Firmenich has launched the ingredient, malt Naturome, which is obtained by soft distillation and composed of volatiles from a high quality malt. Malt Naturome’s characteristics include subtle caramel, fermented, sweet and animalic tonalities. It can be used in beverages—including beers—and flavor creation for brown notes.

DRT has introduced Cyclozonal, a fragrance ingredient with an aromatic scent, which includes marine, floral and fruity notes. Additionally, the ingredient balances fragrance compositions to boost notes, such as natural citrus, as a top note. With the characteristic ozonic note, this ingredient brings an oceanic quality, which is in demand for men’s fragrances.

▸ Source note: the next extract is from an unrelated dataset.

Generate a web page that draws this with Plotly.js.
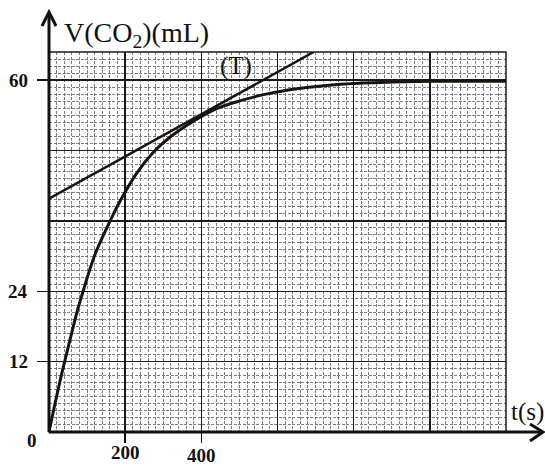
<!DOCTYPE html>
<html>
<head>
<meta charset="utf-8">
<script src="https://cdn.plot.ly/plotly-3.0.1.min.js"></script>
<style>html,body{margin:0;padding:0;background:#fff;}#chart{width:545px;height:466px;}</style>
</head>
<body>
<div id="chart"></div>
<script>
// Curve V(CO2) versus time
const tSeconds = [0, 15, 30, 43, 60, 75, 91, 121, 165, 191, 231, 274, 318, 362, 397, 450, 503, 555, 610, 661, 766, 871, 1000, 1100, 1200];
const volumeML = [0, 4.6, 9.0, 12.5, 17.0, 20.8, 24.3, 30.3, 36.6, 39.9, 44.2, 47.7, 50.3, 52.3, 53.7, 55.4, 56.5, 57.4, 58.1, 58.6, 59.3, 59.6, 59.8, 59.8, 59.8];
// Tangent (T) end points
const tangentT = [0, 695];
const tangentV = [39.8, 64.8];
// Tick labels
const xTickVals = [200, 400];
const yTickVals = [12, 24, 60];
const xRange = [0, 1200];
const yRange = [0, 64.8];

const serif = 'Liberation Serif, Times New Roman, serif';
const tickFont = {family: serif, size: 19, color: '#111', weight: 'bold'};

const traces = [
  {x: tSeconds, y: volumeML, type: 'scatter', mode: 'lines', line: {color: '#1a1410', width: 3, shape: 'spline', smoothing: 1}, hoverinfo: 'skip', xaxis: 'x', yaxis: 'y'},
  {x: tangentT, y: tangentV, type: 'scatter', mode: 'lines', line: {color: '#1a1410', width: 2.5}, hoverinfo: 'skip', xaxis: 'x2', yaxis: 'y2'}
];

// plot area pixel geometry helpers for decorations (axes arrows, label placement)
const L = 49, R = 506, T = 52, B = 432;
const px = v => (v - L) / (R - L);
const py = v => (B - v) / (B - T);

const annotations = [
  {text: 'V(CO<sub>2</sub>)(mL)', xref: 'paper', yref: 'paper', x: px(62), y: py(34), xanchor: 'left', yanchor: 'middle', showarrow: false,
   font: {family: serif, size: 28, color: '#111'}},
  {text: '(T)', xref: 'paper', yref: 'paper', x: px(236), y: py(66), xanchor: 'center', yanchor: 'middle', showarrow: false,
   font: {family: serif, size: 25, color: '#111'}},
  {text: 't(s)', xref: 'paper', yref: 'paper', x: px(527), y: py(412), xanchor: 'center', yanchor: 'middle', showarrow: false,
   font: {family: serif, size: 25, color: '#111'}},
  {text: '0', xref: 'paper', yref: 'paper', x: px(32), y: py(440), xanchor: 'center', yanchor: 'middle', showarrow: false,
   font: tickFont}
];
xTickVals.forEach((v, i) => annotations.push({
  text: String(v), xref: 'x', yref: 'paper', x: v, y: py(452 + 3 * i), xanchor: 'center', yanchor: 'middle',
  showarrow: false, font: tickFont
}));
yTickVals.forEach(v => annotations.push({
  text: String(v), xref: 'paper', yref: 'y', x: px(30), y: v, xanchor: 'right', yanchor: 'middle',
  showarrow: false, font: tickFont
}));

const minorGrid = {showgrid: true, gridcolor: '#5e5e5e', gridwidth: 0.8, griddash: '3px,1.5px'};

const layout = {
  width: 545, height: 466,
  margin: {l: L, r: 545 - R, t: T, b: 466 - B, pad: 0},
  paper_bgcolor: '#fff', plot_bgcolor: '#fff',
  showlegend: false,
  xaxis: {
    range: xRange, dtick: 200, tick0: 0, showticklabels: false, ticks: '',
    showgrid: true, gridcolor: '#1a1a1a', gridwidth: 1.5, zeroline: false, showline: false,
    minor: Object.assign({dtick: 20, tick0: 0}, minorGrid)
  },
  yaxis: {
    range: yRange, dtick: 12, tick0: 0, showticklabels: false, ticks: '',
    showgrid: true, gridcolor: '#1a1a1a', gridwidth: 1.5, zeroline: false, showline: false,
    minor: Object.assign({dtick: 1.2, tick0: 0}, minorGrid)
  },
  xaxis2: {
    overlaying: 'x', anchor: 'y', side: 'bottom', range: xRange,
    tickmode: 'array', tickvals: xTickVals, showticklabels: false,
    ticks: 'outside', ticklen: 10, tickwidth: 1.5, tickcolor: '#111',
    showgrid: false, zeroline: false, showline: false
  },
  yaxis2: {
    overlaying: 'y', anchor: 'x', side: 'left', range: yRange,
    tickmode: 'array', tickvals: yTickVals, showticklabels: false,
    ticks: 'outside', ticklen: 11, tickwidth: 1.5, tickcolor: '#111',
    showgrid: false, zeroline: false, showline: false
  },
  shapes: [
    {type: 'rect', xref: 'paper', yref: 'paper', x0: 0, x1: 1, y0: 0, y1: 1, line: {color: '#1a1a1a', width: 1.5}},
    {type: 'line', xref: 'paper', yref: 'paper', x0: 0, x1: px(543), y0: 0, y1: 0, line: {color: '#111', width: 3}},
    {type: 'line', xref: 'paper', yref: 'paper', x0: 0, x1: 0, y0: 0, y1: py(13), line: {color: '#111', width: 3}},
    {type: 'path', xref: 'paper', yref: 'paper',
     path: `M ${px(530)},${py(424)} L ${px(543)},${py(432)} L ${px(530)},${py(441)}`,
     line: {color: '#111', width: 3}},
    {type: 'path', xref: 'paper', yref: 'paper',
     path: `M ${px(42)},${py(26)} L ${px(49)},${py(12)} L ${px(56)},${py(26)}`,
     line: {color: '#111', width: 3}}
  ],
  annotations: annotations
};

Plotly.newPlot('chart', traces, layout, {staticPlot: true, displayModeBar: false});
</script>
</body>
</html>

Sigma Aldrich has launched furfuryl mercaptan, natural, 98%, FG (FEMA# 2493, CAS# 98-2-2), a kosher ingredient. Its taste characteristics at less than .01 ppm consist of savory, roasted, meaty, beefy with roasted alliaceous and vegetative notes of corn, sesame and coffee. In addition to these traits, the odor also has an eggy characteristic. This ingredient is mostly used for roasted coffee, roasted beef, soup and gravy applications.

The company also introduced kosher ingredient, 2-heptanone, natural, 98%, FG (FEMA# 2544, CAS# 110-43-0). At 1-2 ppm, the taste characteristics consist of blue cheese, ketonic, creamy and dairy waxy, whereas at 2 ppm, the characteristic evolves to be slightly more coconut. The odor characteristics consist of a slight fruity nuance reminiscent of unripe banana and pear. This ingredient is mostly used in blue cheese and other dairy flavors such as sour cream, cream, milk and cheddar cheese. It is also used in apple and coconut flavors, among other fruits.

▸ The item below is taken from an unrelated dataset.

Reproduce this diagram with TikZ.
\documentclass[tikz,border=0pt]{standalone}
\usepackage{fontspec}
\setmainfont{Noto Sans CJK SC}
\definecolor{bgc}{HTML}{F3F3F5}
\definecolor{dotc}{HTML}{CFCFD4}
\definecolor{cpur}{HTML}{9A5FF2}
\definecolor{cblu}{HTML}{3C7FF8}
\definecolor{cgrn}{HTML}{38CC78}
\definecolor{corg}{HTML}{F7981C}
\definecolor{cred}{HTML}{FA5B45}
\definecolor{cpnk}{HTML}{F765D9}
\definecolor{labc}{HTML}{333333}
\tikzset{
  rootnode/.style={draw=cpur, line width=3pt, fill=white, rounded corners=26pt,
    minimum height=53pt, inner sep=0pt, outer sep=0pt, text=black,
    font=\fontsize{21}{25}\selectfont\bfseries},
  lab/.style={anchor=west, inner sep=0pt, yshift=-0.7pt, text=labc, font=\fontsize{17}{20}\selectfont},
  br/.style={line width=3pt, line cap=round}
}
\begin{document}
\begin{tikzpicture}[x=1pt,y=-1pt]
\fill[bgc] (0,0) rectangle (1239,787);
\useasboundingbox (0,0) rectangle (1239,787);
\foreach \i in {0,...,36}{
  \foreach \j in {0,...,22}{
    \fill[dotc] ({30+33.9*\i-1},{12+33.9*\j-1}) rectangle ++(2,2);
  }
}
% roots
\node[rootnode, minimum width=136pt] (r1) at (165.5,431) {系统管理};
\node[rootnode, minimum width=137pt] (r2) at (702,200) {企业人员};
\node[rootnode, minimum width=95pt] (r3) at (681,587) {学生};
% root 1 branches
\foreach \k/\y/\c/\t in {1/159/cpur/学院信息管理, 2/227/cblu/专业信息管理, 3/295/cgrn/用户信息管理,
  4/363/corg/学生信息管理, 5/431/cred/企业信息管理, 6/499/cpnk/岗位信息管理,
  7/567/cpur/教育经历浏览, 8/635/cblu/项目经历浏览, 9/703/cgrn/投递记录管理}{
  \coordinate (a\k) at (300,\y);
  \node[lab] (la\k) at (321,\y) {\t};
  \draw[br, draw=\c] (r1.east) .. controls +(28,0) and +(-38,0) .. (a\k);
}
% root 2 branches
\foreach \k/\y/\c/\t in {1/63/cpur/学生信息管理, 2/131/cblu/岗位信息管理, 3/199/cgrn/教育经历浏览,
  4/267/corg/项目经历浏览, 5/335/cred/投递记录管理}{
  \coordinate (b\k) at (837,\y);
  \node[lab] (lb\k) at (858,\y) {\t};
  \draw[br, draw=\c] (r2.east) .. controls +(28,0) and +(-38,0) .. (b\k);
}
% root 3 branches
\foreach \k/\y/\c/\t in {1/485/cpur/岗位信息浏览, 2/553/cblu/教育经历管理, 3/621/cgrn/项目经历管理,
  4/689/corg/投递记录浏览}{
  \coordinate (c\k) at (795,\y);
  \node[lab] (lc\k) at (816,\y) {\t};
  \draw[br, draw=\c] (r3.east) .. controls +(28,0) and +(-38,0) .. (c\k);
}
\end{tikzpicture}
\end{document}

Natural Advantage has launched kosher, non-GMO and natural thialdine (FEMA# 4018), also known as Trimethyldihydrodithiazine. Used in savory and meat flavors, thialdine occurs naturally in cooked beef. It is used in savory and meat flavors. It has an aroma and taste of roasted meat, popcorn, or shrimp dependant upon use levels. Use levels for this ingredient are at 0.5 to 2.5 ppm.

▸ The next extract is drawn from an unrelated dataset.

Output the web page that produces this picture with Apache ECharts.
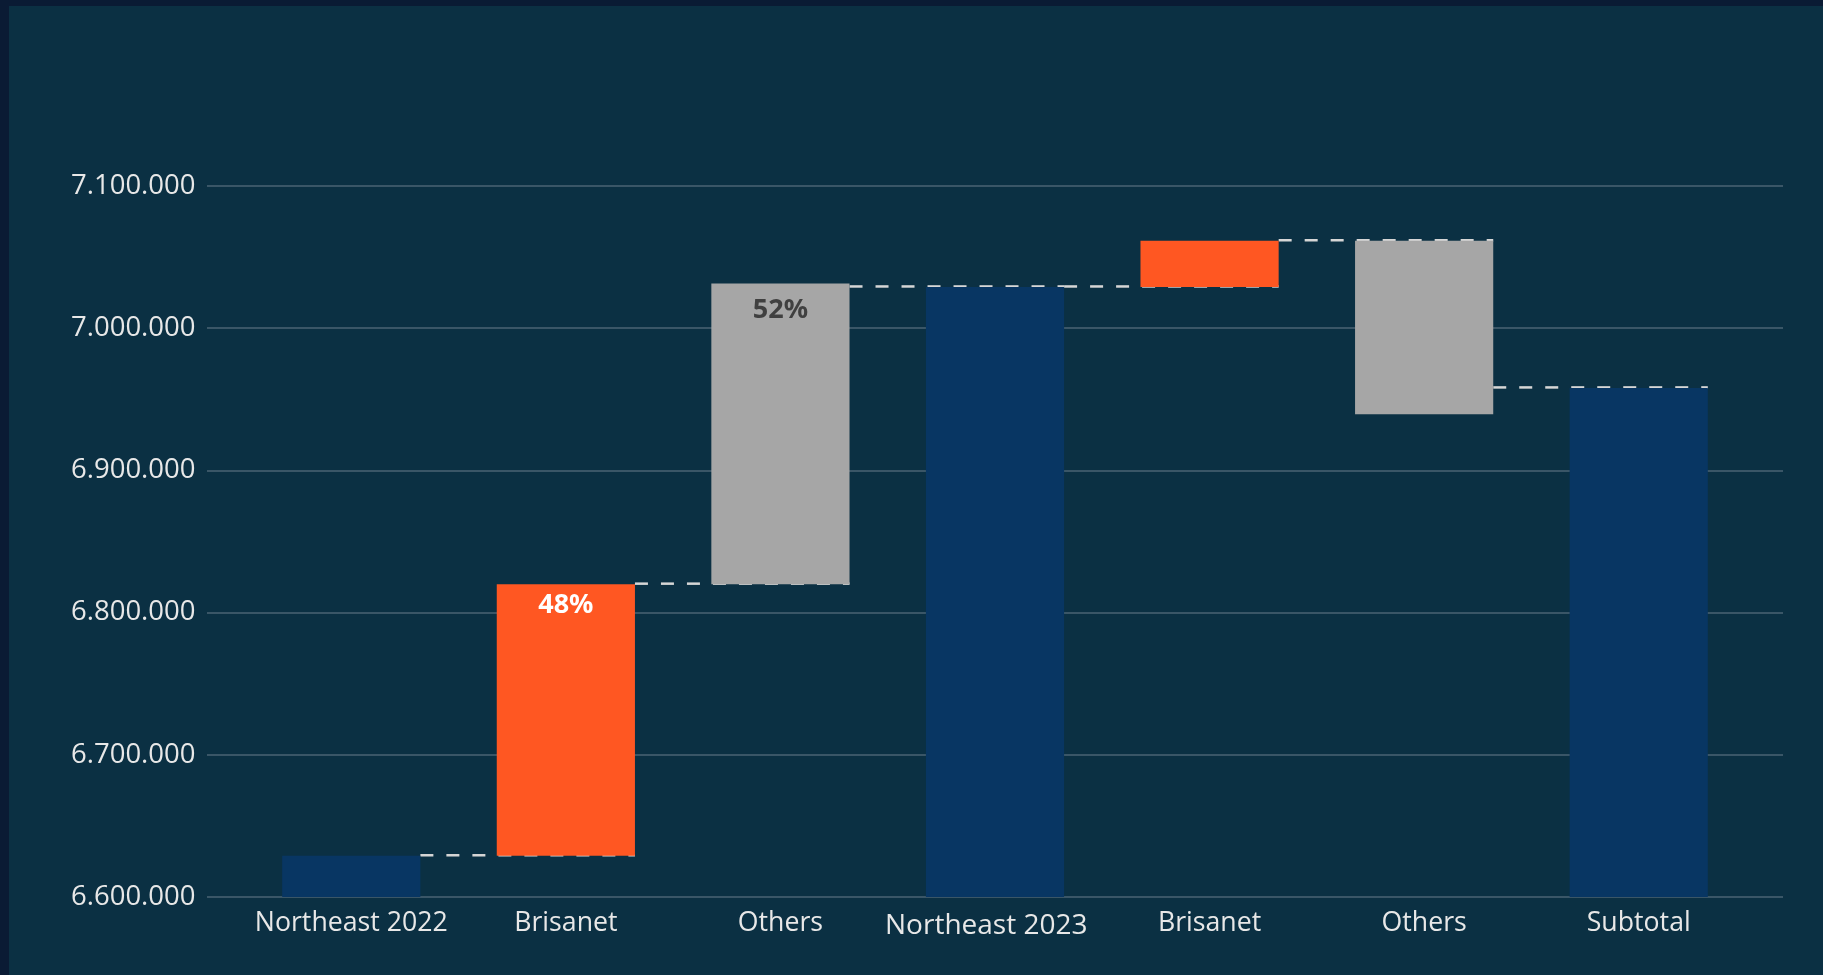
<!DOCTYPE html>
<html>
<head>
<meta charset="utf-8">
<script src="https://cdn.jsdelivr.net/npm/echarts@6/dist/echarts.min.js"></script>
<style>
  html, body { margin: 0; padding: 0; width: 1823px; height: 975px; background: #0a1b34; overflow: hidden; }
  #panel { position: absolute; left: 9px; top: 6px; right: 0; bottom: 0; background: #0b3043; }
  #chart { position: absolute; left: 0; top: 0; width: 1823px; height: 975px; }
</style>
</head>
<body>
<div id="panel"></div>
<div id="chart"></div>
<script>
// ---- data ----
const categories = ['Northeast 2022', 'Brisanet', 'Others', 'Northeast 2023', 'Brisanet', 'Others', 'Subtotal'];
const kinds      = ['total', 'change', 'change', 'total', 'change', 'change', 'total'];
const totals     = [6629000, null, null, 7029000, null, null, 6958000];
const changes    = [null, 191000, 211500, null, 32500, -122000, null];
const shareLabels = ['', '48%', '52%', '', '', '', ''];
const yTicks = { min: 6600000, max: 7100000, interval: 100000 };

// ---- styles ----
const COLORS = { total: '#083663', up: '#ff5722', other: '#a6a6a6' };
const barColors = ['total', 'up', 'other', 'total', 'up', 'other', 'total'];
const shareLabelColors = ['#ffffff', '#ffffff', '#404040', '#ffffff', '#ffffff', '#ffffff', '#ffffff'];
const shareLabelDist = [8, 8, 13, 8, 8, 8, 8];
const BAR_RATIO = 0.644;
const FONT = "'Open Sans', 'Noto Sans', sans-serif";

// ---- build waterfall geometry from data ----
let running = 0;
const lower = [], upper = [], startLevel = [];
for (let i = 0; i < categories.length; i++) {
  if (kinds[i] === 'total') {
    running = totals[i];
    lower.push(yTicks.min);
    upper.push(totals[i]);
    startLevel.push(totals[i]);
  } else {
    const s = running, e = running + changes[i];
    lower.push(Math.min(s, e));
    upper.push(Math.max(s, e));
    startLevel.push(s);
    running = e;
  }
}
// connector i goes from bar i right edge to bar i+1 right edge at start level of bar i+1
const connectors = [];
for (let i = 0; i < categories.length - 1; i++) connectors.push([i, startLevel[i + 1]]);

const fmt = v => String(v).replace(/\B(?=(\d{3})+(?!\d))/g, '.');

const chart = echarts.init(document.getElementById('chart'), null, { renderer: 'canvas' });
const option = {
  backgroundColor: 'transparent',
  animation: false,
  grid: [
    { left: 244, right: 77, top: 186, bottom: 78 },
    { left: 207, right: 40, top: 186, bottom: 78 }
  ],
  xAxis: [
    {
      type: 'category', gridIndex: 0,
      data: categories.map((c, i) => i === 3
        ? { value: c, textStyle: { fontSize: 28, padding: [3, 17.5, 0, 0] } }
        : c),
      axisLine: { show: false }, axisTick: { show: false },
      axisLabel: { color: '#e8e8e8', fontFamily: FONT, fontSize: 26.7, margin: 12.5, interval: 0 }
    },
    { type: 'value', gridIndex: 1, show: false, min: 0, max: 1 }
  ],
  yAxis: [
    { type: 'value', gridIndex: 0, min: yTicks.min, max: yTicks.max, interval: yTicks.interval, show: false },
    {
      type: 'value', gridIndex: 1, min: yTicks.min, max: yTicks.max, interval: yTicks.interval,
      axisLine: { show: false }, axisTick: { show: false },
      axisLabel: { color: '#e8e8e8', fontFamily: FONT, fontSize: 27.5, margin: 11.5, formatter: fmt },
      splitLine: { lineStyle: { color: '#4b6373', width: 1.5 } }
    }
  ],
  series: [
    {
      type: 'custom', xAxisIndex: 0, yAxisIndex: 0, z: 1,
      data: connectors,
      renderItem: (params, api) => {
        const i = api.value(0), lvl = api.value(1);
        const band = api.size([1, 0])[0];
        const half = band * BAR_RATIO / 2;
        const p1 = api.coord([i, lvl]);
        const p2 = api.coord([i + 1, lvl]);
        return {
          type: 'line',
          shape: { x1: p1[0] + half, y1: p1[1] - 0.5, x2: p2[0] + half, y2: p2[1] - 0.5 },
          style: { stroke: '#d6d6d6', lineWidth: 2.5, lineDash: [13, 13] }
        };
      }
    },
    {
      type: 'bar', xAxisIndex: 0, yAxisIndex: 0, stack: 'wf', barWidth: (BAR_RATIO * 100) + '%',
      itemStyle: { color: 'transparent' }, silent: true, z: 2,
      data: lower
    },
    {
      type: 'bar', xAxisIndex: 0, yAxisIndex: 0, stack: 'wf', barWidth: (BAR_RATIO * 100) + '%', z: 2,
      data: upper.map((u, i) => ({
        value: u - lower[i],
        itemStyle: { color: COLORS[barColors[i]] },
        label: {
          show: shareLabels[i] !== '', position: 'insideTop', distance: shareLabelDist[i],
          formatter: () => shareLabels[i],
          color: shareLabelColors[i], fontFamily: 'Noto Sans', fontWeight: 'bold', fontSize: 27
        }
      }))
    }
  ]
};
chart.setOption(option);
</script>
</body>
</html>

Another kosher ingredient Natural Advantage offers is trimethylamine (FEMA# 3241, CAS# 75-50-3). Trimethylamine occurs naturally in beer, cocoa and fish, where it gives a fishy taste and odor. Additionally, the ingredient is used in seafood and pork. Natural trimethylamine can be used in fruit flavors at low levels to impart a pulpy flesh impression. The ingredient is available in water soluble and oil soluble variants. Low odor characteristics are at at 25%. Trimethylamine is used at 0.001 ppm to 0.1 ppm as consumed.